**Exercise aim:** Output every line exactly as written. Leave out pictures.

━━━━━━

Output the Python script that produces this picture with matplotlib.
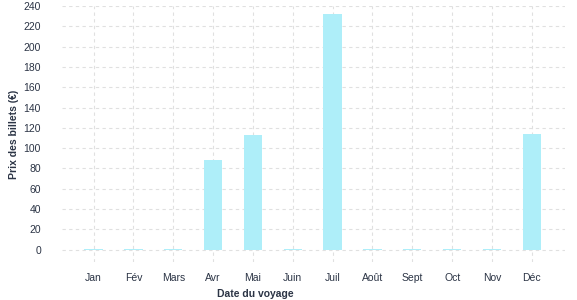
import matplotlib
matplotlib.use('Agg')
import matplotlib.pyplot as plt
import numpy as np

months = ['Jan', 'Fév', 'Mars', 'Avr', 'Mai', 'Juin', 'Juil', 'Août',
          'Sept', 'Oct', 'Nov', 'Déc']
prices = [0, 0, 0, 88, 113, 0, 232, 0, 0, 0, 0, 114]
yticks = list(range(0, 241, 20))

plt.rcParams['font.family'] = ['Liberation Sans', 'DejaVu Sans']
text_color = '#2b3445'
grid_color = '#e0e0e0'

fig = plt.figure(figsize=(5.77, 3.0), dpi=100)
ax = fig.add_axes([0.107, 0.127, 0.872, 0.853])

x = np.arange(len(months))
# zero months still show a thin sliver in the original
heights = [max(p, 0.8) for p in prices]
ax.bar(x, heights, width=0.46, color='#aeeef9', zorder=2)

ax.set_xlim(-0.8, 11.83)
ax.set_ylim(-12, 240)
ax.set_xticks(x)
ax.set_xticklabels(months)
ax.set_yticks(yticks)

ax.grid(True, color=grid_color, linestyle=(0, (3, 3)), linewidth=0.8, zorder=0)
for s in ax.spines.values():
    s.set_visible(False)
ax.tick_params(axis='both', length=0, labelsize=7.5, colors=text_color)
ax.tick_params(axis='x', pad=8)
ax.tick_params(axis='y', pad=15)

ax.set_xlabel('Date du voyage', fontsize=7.5, fontweight='bold', color=text_color)
ax.xaxis.set_label_coords(0.384, -0.105)
ax.set_ylabel('Prix des billets (€)', fontsize=7.5, fontweight='bold', color=text_color)
ax.yaxis.set_label_coords(-0.085, 0.5)

fig.savefig('out.png', dpi=100)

━━━━━━

**Response to the exercise:**
Output the Python script that produces this picture with matplotlib.
import matplotlib
matplotlib.use('Agg')
import matplotlib.pyplot as plt
import numpy as np

months = ['Jan', 'Fév', 'Mars', 'Avr', 'Mai', 'Juin', 'Juil', 'Août',
          'Sept', 'Oct', 'Nov', 'Déc']
prices = [0, 0, 0, 88, 113, 0, 232, 0, 0, 0, 0, 114]
yticks = list(range(0, 241, 20))

plt.rcParams['font.family'] = ['Liberation Sans', 'DejaVu Sans']
text_color = '#2b3445'
grid_color = '#e0e0e0'

fig = plt.figure(figsize=(5.77, 3.0), dpi=100)
ax = fig.add_axes([0.107, 0.127, 0.872, 0.853])

x = np.arange(len(months))
# zero months still show a thin sliver in the original
heights = [max(p, 0.8) for p in prices]
ax.bar(x, heights, width=0.46, color='#aeeef9', zorder=2)

ax.set_xlim(-0.8, 11.83)
ax.set_ylim(-12, 240)
ax.set_xticks(x)
ax.set_xticklabels(months)
ax.set_yticks(yticks)

ax.grid(True, color=grid_color, linestyle=(0, (3, 3)), linewidth=0.8, zorder=0)
for s in ax.spines.values():
    s.set_visible(False)
ax.tick_params(axis='both', length=0, labelsize=7.5, colors=text_color)
ax.tick_params(axis='x', pad=8)
ax.tick_params(axis='y', pad=15)

ax.set_xlabel('Date du voyage', fontsize=7.5, fontweight='bold', color=text_color)
ax.xaxis.set_label_coords(0.384, -0.105)
ax.set_ylabel('Prix des billets (€)', fontsize=7.5, fontweight='bold', color=text_color)
ax.yaxis.set_label_coords(-0.085, 0.5)

fig.savefig('out.png', dpi=100)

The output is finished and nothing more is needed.